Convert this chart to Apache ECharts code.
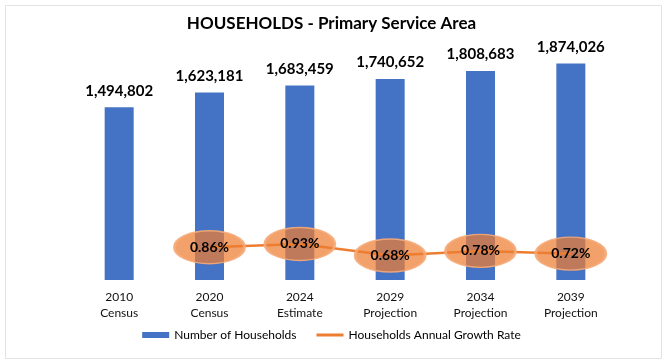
<!DOCTYPE html>
<html>
<head>
<meta charset="utf-8">
<script src="https://cdn.jsdelivr.net/npm/echarts@6/dist/echarts.min.js"></script>
<style>
  html, body { margin: 0; padding: 0; background: #fff; }
  #chart { width: 663px; height: 360px; }
</style>
</head>
<body>
<div id="chart"></div>
<script>
const categories = ['2010\nCensus', '2020\nCensus', '2024\nEstimate', '2029\nProjection', '2034\nProjection', '2039\nProjection'];
const households = [1494802, 1623181, 1683459, 1740652, 1808683, 1874026];
const growthRate = [null, 0.86, 0.93, 0.68, 0.78, 0.72];
const titleText = 'HOUSEHOLDS - Primary Service Area';
const seriesNames = ['Number of Households', 'Households Annual Growth Rate'];

const FONT = 'Lato';
const chart = echarts.init(document.getElementById('chart'), null, { renderer: 'canvas' });
chart.setOption({
  backgroundColor: '#ffffff',
  animation: false,
  textStyle: { fontFamily: FONT },
  title: {
    text: titleText,
    left: 'center',
    top: 10,
    textStyle: { fontFamily: FONT, fontSize: 17, fontWeight: 'bold', color: '#000' }
  },
  graphic: [{
    type: 'rect', left: 3, top: 3, z: -1,
    shape: { width: 656, height: 353 },
    style: { fill: 'none', stroke: '#e2e2e2', lineWidth: 1 }
  }],
  legend: {
    bottom: 14,
    left: 'center',
    itemGap: 20,
    itemWidth: 27,
    itemHeight: 6,
    symbolKeepAspect: true,
    textStyle: { fontFamily: FONT, fontSize: 12, color: '#000' },
    data: [
      { name: seriesNames[0], icon: 'rect' },
      { name: seriesNames[1], icon: 'path://M0,0L27,0L27,3L0,3Z', itemStyle: { color: '#ED7D31', borderWidth: 0 } }
    ]
  },
  grid: { left: 74, right: 47, top: 49, bottom: 80 },
  xAxis: {
    type: 'category',
    data: categories,
    axisLine: { show: false },
    axisTick: { show: false },
    axisLabel: { color: '#111', fontSize: 12, lineHeight: 16, margin: 9, fontFamily: FONT, interval: 0 }
  },
  yAxis: [
    { type: 'value', min: 0, max: 2000000, show: false, splitLine: { show: false } },
    { type: 'value', min: 0.15, max: 5.15, show: false, splitLine: { show: false } }
  ],
  series: [
    {
      name: seriesNames[0],
      type: 'bar',
      data: households,
      barWidth: 29,
      itemStyle: { color: '#4472C4' },
      label: {
        show: true, position: 'top', distance: 9,
        fontFamily: FONT, fontSize: 15, fontWeight: 'bold', color: '#000',
        formatter: p => p.value.toLocaleString('en-US')
      }
    },
    {
      name: seriesNames[1],
      type: 'line',
      yAxisIndex: 1,
      data: growthRate,
      lineStyle: { color: '#ED7D31', width: 2.5 },
      symbol: 'circle',
      symbolSize: [70, 33],
      itemStyle: { color: 'rgba(237,125,49,0.72)', borderColor: 'rgba(245,170,120,0.9)', borderWidth: 2 },
      label: {
        show: true, position: 'inside',
        fontFamily: FONT, fontSize: 14, fontWeight: 'bold', color: '#000',
        formatter: p => p.value.toFixed(2) + '%'
      },
      z: 3
    }
  ]
});
</script>
</body>
</html>
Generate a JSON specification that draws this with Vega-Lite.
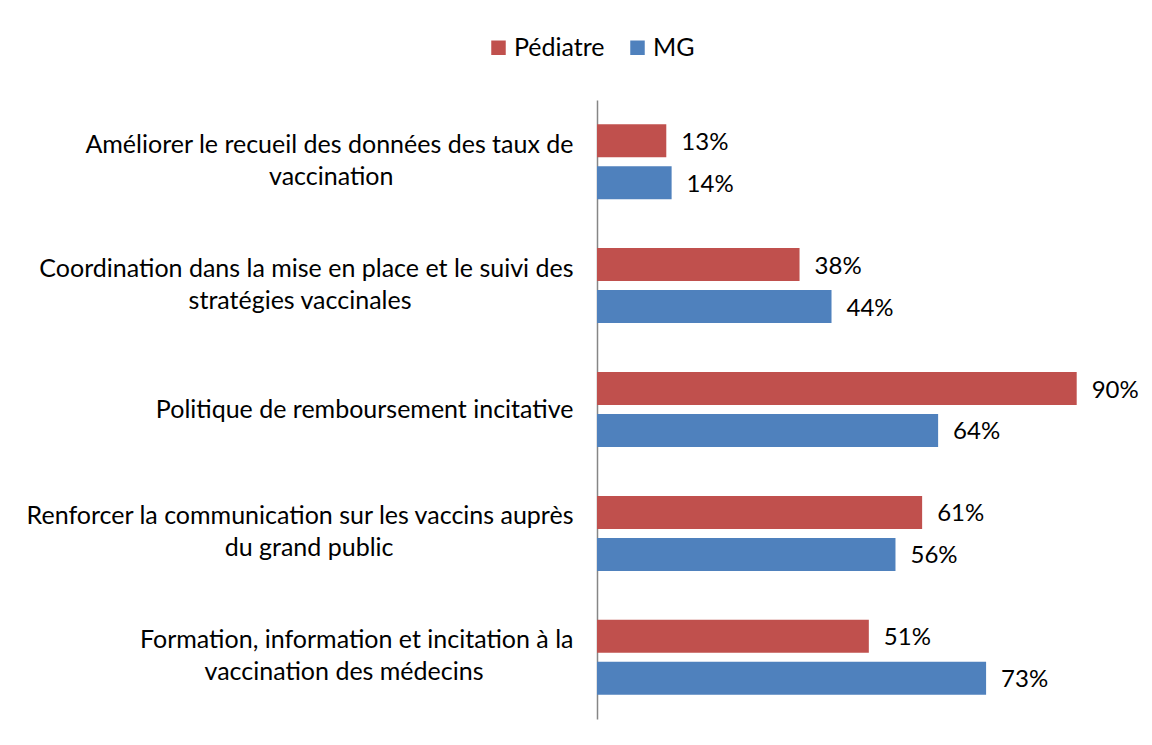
{
  "$schema": "https://vega.github.io/schema/vega-lite/v6.json",
  "autosize": "none",
  "width": 533,
  "height": 619,
  "padding": {"left": 597, "top": 100, "right": 22, "bottom": 26},
  "background": "white",
  "config": {"view": {"stroke": null}, "font": "Lato"},
  "data": {
    "values": [
      {"category": "Améliorer le recueil des données des taux de|vaccination", "series": "Pédiatre", "value": 0.13},
      {"category": "Améliorer le recueil des données des taux de|vaccination", "series": "MG", "value": 0.14},
      {"category": "Coordination dans la mise en place et le suivi des|stratégies vaccinales", "series": "Pédiatre", "value": 0.38},
      {"category": "Coordination dans la mise en place et le suivi des|stratégies vaccinales", "series": "MG", "value": 0.44},
      {"category": "Politique de remboursement incitative", "series": "Pédiatre", "value": 0.90},
      {"category": "Politique de remboursement incitative", "series": "MG", "value": 0.64},
      {"category": "Renforcer la communication sur les vaccins auprès|du grand public", "series": "Pédiatre", "value": 0.61},
      {"category": "Renforcer la communication sur les vaccins auprès|du grand public", "series": "MG", "value": 0.56},
      {"category": "Formation, information et incitation à la|vaccination des médecins", "series": "Pédiatre", "value": 0.51},
      {"category": "Formation, information et incitation à la|vaccination des médecins", "series": "MG", "value": 0.73}
    ]
  },
  "encoding": {
    "y": {
      "field": "category",
      "type": "nominal",
      "sort": null,
      "title": null,
      "scale": {"paddingInner": 0.395, "paddingOuter": 0.195},
      "axis": {
        "labelExpr": "indexof(datum.label, '|') < 0 ? datum.label : [split(datum.label, '|')[0], split(datum.label, '|')[1] + pad('', round((length(split(datum.label, '|')[0]) - length(split(datum.label, '|')[1])) * 0.307), '\u2800')]",
        "labelFontSize": 25,
        "labelLineHeight": 32,
        "labelColor": "#000000",
        "labelPadding": 24,
        "labelLimit": 700,
        "ticks": false,
        "domainColor": "#868686",
        "domainWidth": 1.5,
        "labelAlign": "right",
        "labelBaseline": {"condition": {"test": "indexof(datum.value, '|') >= 0", "value": "line-bottom"}, "value": "middle"}
      }
    },
    "yOffset": {
      "field": "series",
      "type": "nominal",
      "sort": ["Pédiatre", "MG"],
      "scale": {"paddingInner": 0.214, "paddingOuter": 0}
    },
    "x": {
      "field": "value",
      "type": "quantitative",
      "scale": {"domain": [0, 1]},
      "axis": null
    }
  },
  "layer": [
    {
      "mark": {"type": "bar"},
      "encoding": {
        "color": {
          "field": "series",
          "type": "nominal",
          "scale": {"domain": ["Pédiatre", "MG"], "range": ["#C0504D", "#4F81BD"]},
          "legend": {
            "title": null,
            "orient": "none",
            "direction": "horizontal",
            "legendX": -111,
            "legendY": -65,
            "symbolType": "square",
            "symbolSize": 210,
            "symbolStrokeWidth": 0,
            "labelFontSize": 25,
            "labelColor": "#000000",
            "labelOffset": 3,
            "columnPadding": 20
          }
        }
      }
    },
    {
      "mark": {"type": "text", "align": "left", "baseline": "middle", "dx": 15, "dy": 2, "fontSize": 24, "color": "#000000"},
      "encoding": {
        "text": {"field": "value", "type": "quantitative", "format": ".0%"}
      }
    }
  ]
}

◇ ◇ ◇ ◇

**WHAT IS ASKED**
Begin with the first line of the records and repeat every line up to the one with "const seriesNames = ['Number", counting that line too. Pictures are not part of the copy.

**FINAL RESULT**
Convert this chart to Apache ECharts code.
<!DOCTYPE html>
<html>
<head>
<meta charset="utf-8">
<script src="https://cdn.jsdelivr.net/npm/echarts@6/dist/echarts.min.js"></script>
<style>
  html, body { margin: 0; padding: 0; background: #fff; }
  #chart { width: 663px; height: 360px; }
</style>
</head>
<body>
<div id="chart"></div>
<script>
const categories = ['2010\nCensus', '2020\nCensus', '2024\nEstimate', '2029\nProjection', '2034\nProjection', '2039\nProjection'];
const households = [1494802, 1623181, 1683459, 1740652, 1808683, 1874026];
const growthRate = [null, 0.86, 0.93, 0.68, 0.78, 0.72];
const titleText = 'HOUSEHOLDS - Primary Service Area';
const seriesNames = ['Number of Households', 'Households Annual Growth Rate'];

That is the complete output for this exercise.